Pourquoi le nier et pourquoi ne pas le dire bien haut : notre jeunesse n’est pas seulement cette foule bigarrée qui hurle ses encouragements à ses favoris, ces désœuvrés qui rayent des voitures en stationnement, qui cassent les vitres du métro qui passe. C’est aussi ces jeunes filles et garçons volontaires, qui s’empressent pour préparer les repas que l’on doit servir à certaines gens qui viennent pour rompre le jeûne.
Sous l’œil des professionnels, elles roulent des feuilles de bricks, sa voisine, coupe des citrons, l’autre prépare les ustensiles. Des garçons s’affairent, rangent, alors que d’autres manipulent les caisses de produits. C’est du frais. Légumes, fruits, viandes bien emballés sont soit mis au frigo, soit alignés sur la table de travail.
Les cuisiniers, sourire aux lèvres, encouragent et haranguent les nouveaux, qui sont quelque peu timides, désorientés par les lieux. Mais c’est pleins de bonne volonté qu’ils prêtent main-forte.
Le patron des lieux, Am Ilyes, a les yeux sur tout.
«A part ce qui est servi sur place, nous devons tenir compte des repas que nous fournissons à ceux qui viennent d’un peu partout pour visiter leurs malades à l’hôpital de l’Ariana. C’est un petit peu notre priorité, car nous avons constaté qu’étant donné que presque tout est fermé, ils n’ont pas où manger et se contentent d’un morceau de pain et de fromage. Il y a des personnes âgées. Donc, leur servir quelque chose de chaud au terme d’une journée de jeûne, c’est utile et bénéfique.
Nous avons entamé ce Ramadan avec plus de deux cent cinquante repas. Nous pourrons répondre à plus de demandes, même si ce nombre est dépassé. c’est la troisième année que nous sommes chargés de cette mission et nous tenons le coup grâce aux volontaires et à notre personnel qui a compris l’objectif de ce genre d’initiatives».
Sur le trottoir d’en face, deux personnes d’un certain âge, discutent. Leur demander pourquoi ils sont là est gênant. Il valait mieux y aller directement.
«C’est de la bonne cuisine. Ils ont de bons cuisiniers et ils sont surtout très serviables. Je vis seul depuis que ma femme est décédée, parce que je ne veux aller chez personne. Je romps le jeûne et je rentre directement chez moi. Je dois me lever tôt pour faire ce que je fais».
C’est un «berbech», un de ces hommes courageux qui passent leur journée à sillonner les rues pour fouiller dans les poubelles à l’effet de prélever tout ce qui est en métal ou en plastique.

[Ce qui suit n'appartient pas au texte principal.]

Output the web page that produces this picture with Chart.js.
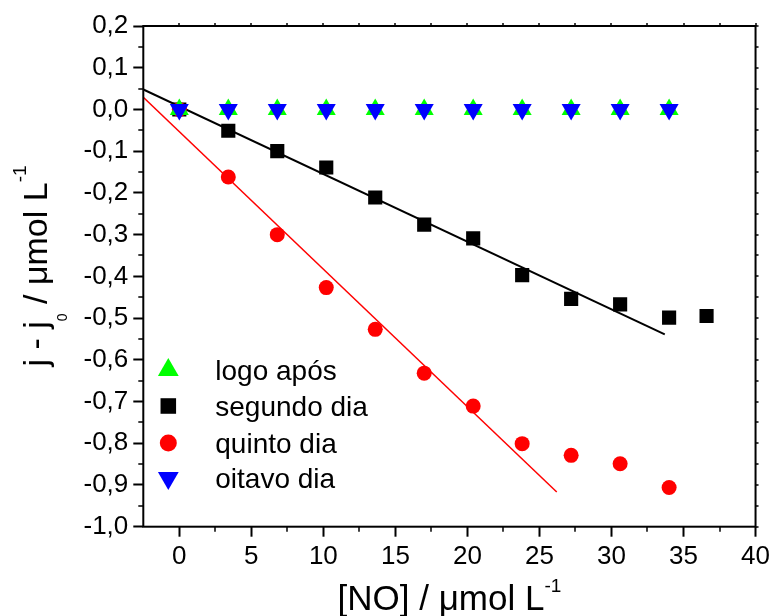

«Il faut voir ce que nous constatons. On se plaint que tout manque, que le consommateur peine à se nourrir convenablement, alors que dès les deux premiers jours de Ramadan, nous voyons à quel point les gens gaspillent. Des baguettes entières, du pain fait maison, des quartiers de poulet, des fruits en pagaille sont jetés dans les poubelles».
Le gaspillage ? C’est une autre histoire. Ce qui nous intéresse, c’est la qualité de ce qu’on sert à manger dans ces «restos du cœur» à la tunisienne qui datent depuis… toujours.
Avant l’indépendance, des chefs de famille prenaient dans leurs fiacres des victuailles qu’ils distribuaient à des endroits bien déterminés. Devant les mosquées ou à la sortie des administrations. D’autres installaient des tentes et servaient à manger au milieu des rues réservées à cet effet.
Cette tradition était très suivie dans le sud du pays où les voyageurs rompaient leur jeûne dans ces lieux généreusement organisés par les notables ou les familles aisées.
Au lendemain de l’indépendance, l’initiative, politisée à ses débuts, a fini par devenir une tradition à laquelle on ne pouvait plus se soustraire. Cela fait partie de l’ambiance de ce mois sacré. Elle s’est professionnalisée avec les traiteurs sollicités et dont la fibre sociétale est encore vibrante face aux démunis.
« J’avais deux choix, nous confie notre interlocuteur, fermer durant tout le mois, sachant que l’on n’aura pas de clientèle ou faire ce travail, ce service, qui nous permet de contribuer à une action humanitaire à laquelle nous croyons. Tout le personnel que vous voyez là est motivé et vient pour faire du bien ».
Et c’est tant mieux, car en fin de compte, durant ce mois de Ramadan, la ferveur le dispute à la solidarité. Il y a des familles qui viennent avec leurs enfants pour l’ambiance et pour le plaisir de ressentir la chaleur spontanée de l’accueil à nulle autre occasion pareil.